Fund | Max Drawdown |
NIFTY 50 – TRI(Value) | 38.30% |
HDFC Index Fund-Sensex(G)-Direct Plan(Value) | 38.10% |
Quant Multi-Asset Fund(G)-Direct Plan(Value) | 32.60% |
ICICI Pru Multi-Asset Fund(G)-Direct Plan(Value) | 30.60% |
Navi 3 in 1 Fund(G)-Direct Plan(Value) | 30.50% |
Axis Triple Advantage Fund(G)-Direct Plan(Value) | 27.40% |
HDFC Multi-Asset Fund(G)-Direct Plan(Value) | 27.10% |
UTI Multi-Asset Fund(G)-Direct Plan(Value) | 25% |
SBI Multi-Asset Allocation Fund(G)-Direct Plan(Value) | 17.60% |
Quantum Multi Asset FOFs(G)-Direct Plan | 14.20% |
Only the last two funds have managed a less than 50% drawdown compared to the Nifty.
The benchmarks in this category can be diverse! For example, SBI Multi-asset has “45% CRISIL 10 Year Gilt Index + 40% Nifty 50 + 15% Price of Gold” as the benchmark. The Quant fund says its benchmark is “Composed of one-third Nifty 50 Index, one third CRISIL Composite Bond Fund Index, and one third INR price of Gold Future Near-Month price on MCX”.
The UTI fund does not mention the percentage split in its benchmark. All it says even in the scheme document is, “S&P BSE 200 is the benchmark index for the Equity part of the Portfolio, CRISIL Bond Fund Index is the benchmark for that part of the Portfolio relating to investments in Debt and Money Market Instruments and the Price of Gold as per SEBI Regulations for Gold ETFs in India is the benchmark in so far it pertains to investments in Gold ETFs”.
The historical equity allocations of the multi-asset funds from UTI, SBI and Quant are shown below.
While the UTI fund has a near-constant equity exposure (relatively), the Quant fund seems to be a bit too active in changing equity exposure. The SBI fund is a lot more sedate.

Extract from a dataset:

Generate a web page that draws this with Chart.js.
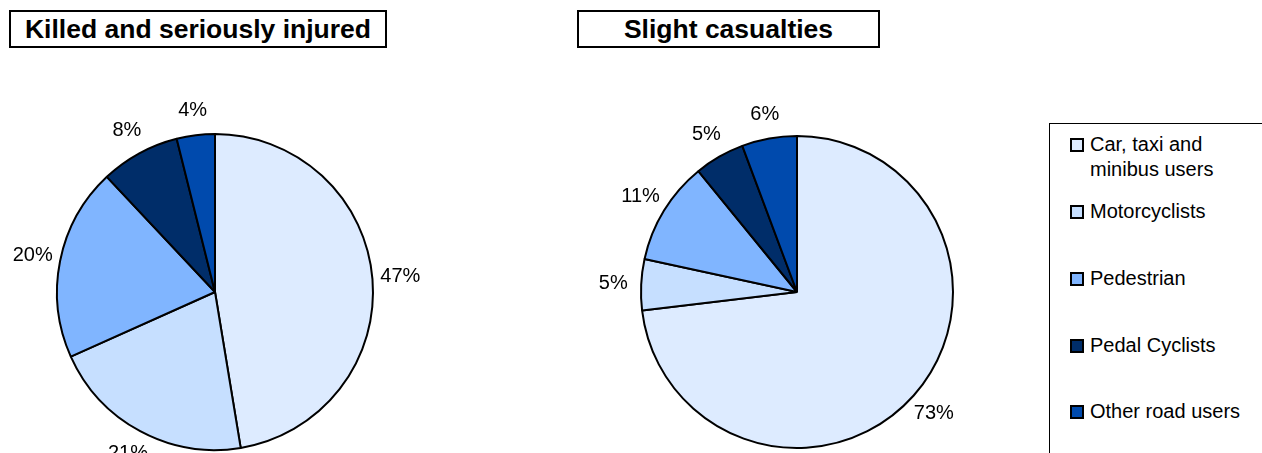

The historical equity allocation of multi-asset funds from Axis, HDFC and ICICI AMCs is shown below. The fluctuation in equity allocation for these funds is also (relatively) less.
So far, only the funds from SBI, UTI and Quantum (a fund of funds) have impressed in terms of low volatility and low drawdown (downside protection). The funds from HDFC and Axis have also done well. The other funds are more aggressive in approach and must be used with caution.
There is too much variation in risk within the same category. A fund like ICICI Multi-asset acts like an aggressive hybrid fund (due to its history). Such funds can be considered for long-term goals. A fund like SBI Multi-asset has significantly lower volatility making it suitable for a one-fund portfolio and suitable for intermediate-term goals.
In summary, investors need to study past factsheets to appreciate variations in a multi-assets funds equity exposure. Investors who value low volatility with moderate return expectations can consider a multi-asset fund with low equity exposure and variation for a goal 7-10 years away. Such funds can still take a hit during a market crash. So exposure must be reduced a few years before the goal deadline.